**Given problem:** Starting at the first line of the listing below, repeat each line exactly until the line containing "minimum width=372pt, minimum", which you include. Leave out pictures.

**Supplied data:**
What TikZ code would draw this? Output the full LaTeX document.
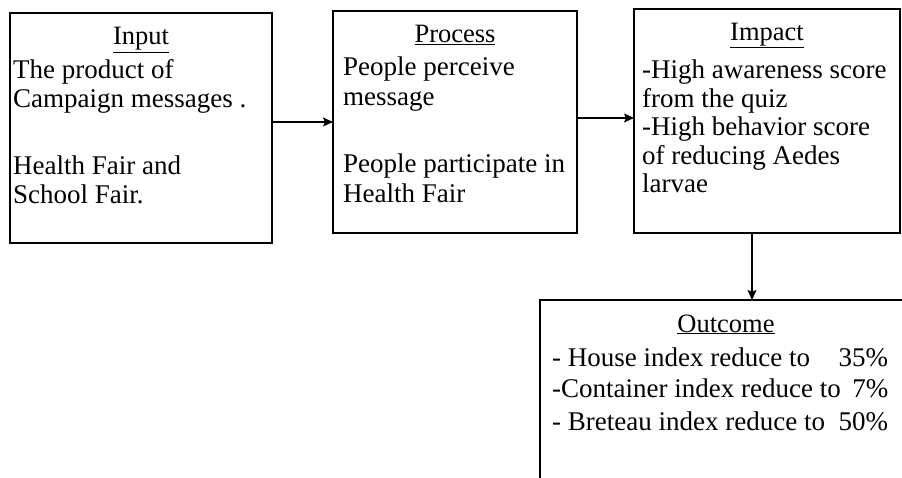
\documentclass[tikz,border=0pt]{standalone}
\usepackage{fontspec}
\setmainfont{Liberation Serif}
\usetikzlibrary{arrows.meta}
\newcommand{\boxtext}[1]{\begin{tabular}[t]{@{}l@{}}#1\end{tabular}}

\tikzset{
	blk/.style={draw, line width=1.1pt, inner sep=0pt, outer sep=0pt, anchor=north west},
	ttl/.style={anchor=base, inner sep=0pt, font=\fontsize{26.5}{28.5}\selectfont},
	txt/.style={anchor=base west, inner sep=0pt, font=\fontsize{27}{29}\selectfont},
	arr/.style={line width=1.1pt, -{Stealth[length=10pt,width=9pt,inset=2pt]}}
}

\begin{document}
\begin{tikzpicture}[x=1pt,y=-1pt]
	\clip (0,0) rectangle (902,478);
	\fill[white] (0,0) rectangle (902,478);
	
	\node[blk, minimum width=262pt, minimum height=230pt] (in) at (10,13) {};
	\node[blk, minimum width=244pt, minimum height=222pt] (pr) at (333,11) {};
	\node[blk, minimum width=266pt, minimum height=224pt] (im) at (634,9) {};
	\node[blk, minimum width=372pt, minimum height=200pt] (out) at (540,300) {};
	
	\node[ttl] (in-t) at ([yshift=-32pt]in.north) {\underline{Input}};
	\node[ttl] (pr-t) at ([yshift=-31.5pt]pr.north) {\underline{Process}};
	\node[ttl] (im-t) at ([yshift=-31.5pt]im.north) {\underline{Impact}};
	\node[ttl] (out-t) at ([yshift=-32pt]out.north) {\underline{Outcome}};
	
	\node[txt] (in-b) at (13,79) {\boxtext{The product of\\Campaign messages .\\[38pt]Health Fair and\\School Fair.}};
	\node[txt, font=\fontsize{27}{30}\selectfont] (pr-b) at (343,76) {\boxtext{People perceive\\message\\[37pt]People participate in\\Health Fair}};
	\node[txt, font=\fontsize{27}{28.5}\selectfont] (im-b) at (642,79) {\boxtext{-High awareness score\\from the quiz\\-High behavior score\\of reducing Aedes\\larvae}};
	\node[txt, font=\fontsize{27}{32}\selectfont] (out-b) at (552,366)
	{\boxtext{\makebox[336pt]{- House index reduce to\hfill 35\%}\\
		\makebox[336pt]{-Container index reduce to\hfill 7\%}\\
		\makebox[336pt]{- Breteau index reduce to\hfill 50\%}}};
	
	\draw[arr] (pr.west -| in.east) -- (pr.west);
	\draw[arr] ([yshift=4pt]pr.east) -- ([yshift=4pt]pr.east -| im.west);
	\draw[arr] ([xshift=-15pt]im.south) -- ([xshift=-15pt]im.south |- out.north);
	
\end{tikzpicture}
\end{document}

**Response to this task:**
What TikZ code would draw this? Output the full LaTeX document.
\documentclass[tikz,border=0pt]{standalone}
\usepackage{fontspec}
\setmainfont{Liberation Serif}
\usetikzlibrary{arrows.meta}
\newcommand{\boxtext}[1]{\begin{tabular}[t]{@{}l@{}}#1\end{tabular}}

\tikzset{
	blk/.style={draw, line width=1.1pt, inner sep=0pt, outer sep=0pt, anchor=north west},
	ttl/.style={anchor=base, inner sep=0pt, font=\fontsize{26.5}{28.5}\selectfont},
	txt/.style={anchor=base west, inner sep=0pt, font=\fontsize{27}{29}\selectfont},
	arr/.style={line width=1.1pt, -{Stealth[length=10pt,width=9pt,inset=2pt]}}
}

\begin{document}
\begin{tikzpicture}[x=1pt,y=-1pt]
	\clip (0,0) rectangle (902,478);
	\fill[white] (0,0) rectangle (902,478);
	
	\node[blk, minimum width=262pt, minimum height=230pt] (in) at (10,13) {};
	\node[blk, minimum width=244pt, minimum height=222pt] (pr) at (333,11) {};
	\node[blk, minimum width=266pt, minimum height=224pt] (im) at (634,9) {};
	\node[blk, minimum width=372pt, minimum height=200pt] (out) at (540,300) {};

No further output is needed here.